During the 2022-2023 flu season, 40.1% of Kentuckians got a flu vaccine. Among children, that rate was 47.1%, and among adults, it was 35.8%, according to the Kaiser Family Foundation.

And it appears there aren’t enough of the recently approved RSV vaccines to go around, according to reporting by Louisville’s WDRB on Dec. 6.

Dr. Michael Kuduk, president of the Kentucky Medical Association, told Molly Jett of WDRB that the children’s RSV antibody injection is “pretty much not available” and the vaccine for pregnant women is “really hard to find.”

“Manufacturers can’t keep up with the demand,” Kuduk said. “It’s not going to help anybody this year in the middle of RSV season.”

In the week ended Dec. 16, emergency-department visits for respiratory illness increased for yet another week, to 3,921, up from 3,670 the week prior.

Of the latest week’s cases, 2,072 were for flu, up from 1,720 the week prior; 1,073 were for Covid-19, down from 1,134; and 776 for RSV, down from 816.

Among children 4 and younger, emergency-department visits due to respiratory illness increased slightly, to 1,303, up from 1,265 the week prior. Of those, 604 were for flu, up from 507; 570 were for RSV, down from 594; and 129 were for Covid-19, down from 164.

Among children 5 to 17, emergency-department visits due to respiratory illness increased to 810, up from 653 the week before.

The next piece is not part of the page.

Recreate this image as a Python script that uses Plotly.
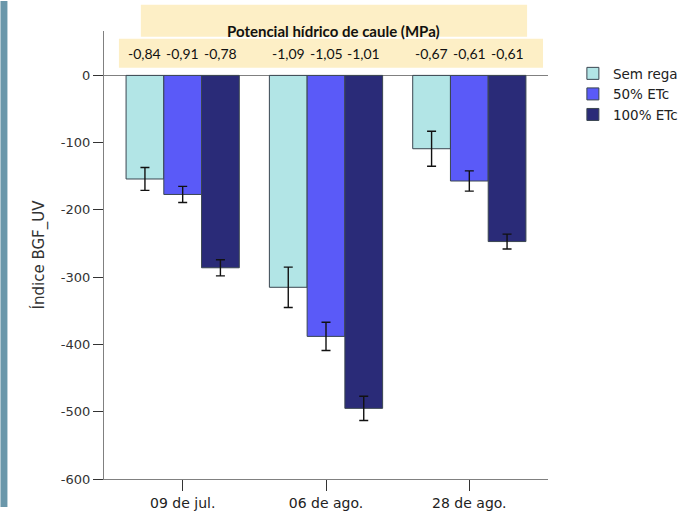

Of those, 653 were for flu, up from 498. Covid-19 and RSV numbers stayed about the same as the week before, at 86 and 71, respectively.

In that same week, hospital admissions for respiratory illness dropped a bit, to 617, down from 639 in the prior week. Of those, 310 were for Covid-19, down from 345; 171 were for RSV, down from 191; and 136 were for flu, up from 103.

Among children 4 and under, hospitalizations for respiratory illness increased to 130, up from 105 the week prior. Of those, 101 were for RSV, up from 94; 19 were for flu, up from 7; and 10 were for Covid-19, up from 7.

Among children 5 to 17, hospitalizations due to respiratory illness increased to 17, up from 10 the week prior. Of those, 13 were for flu, up from 4; 3 were for RSV, down from 4; and 1 was for Covid-19, the same as the week prior.

A CDC report for the week ended Dec. 16 showed that Covid-19 hospitalization rates in 11 Kentucky counties were above 2 hospitalizations per 10,000 residents, which the CDC considers high.

The leading county remains Letcher, with a rate of 2.3 hospitalizations per 100. The other high counties, with rates of 2.05 to 2.12, were all in northeastern Kentucky: Lewis, Greenup, Boyd, Carter, Rowan, Menifee, Morgan, Elliott, Lawrence and Martin.

Deaths: Since Oct. 1, the state health department has attributed 118 deaths to Covid-19 and six to flu. One Covid-19 death was reported during the week ended Dec. 9.

Respiratory-related deaths for flu and Covid-19 on the state’s weekly dashboard are reported according to when they occur, which sometimes leads to a delay between the actual date of death and the submission to the department.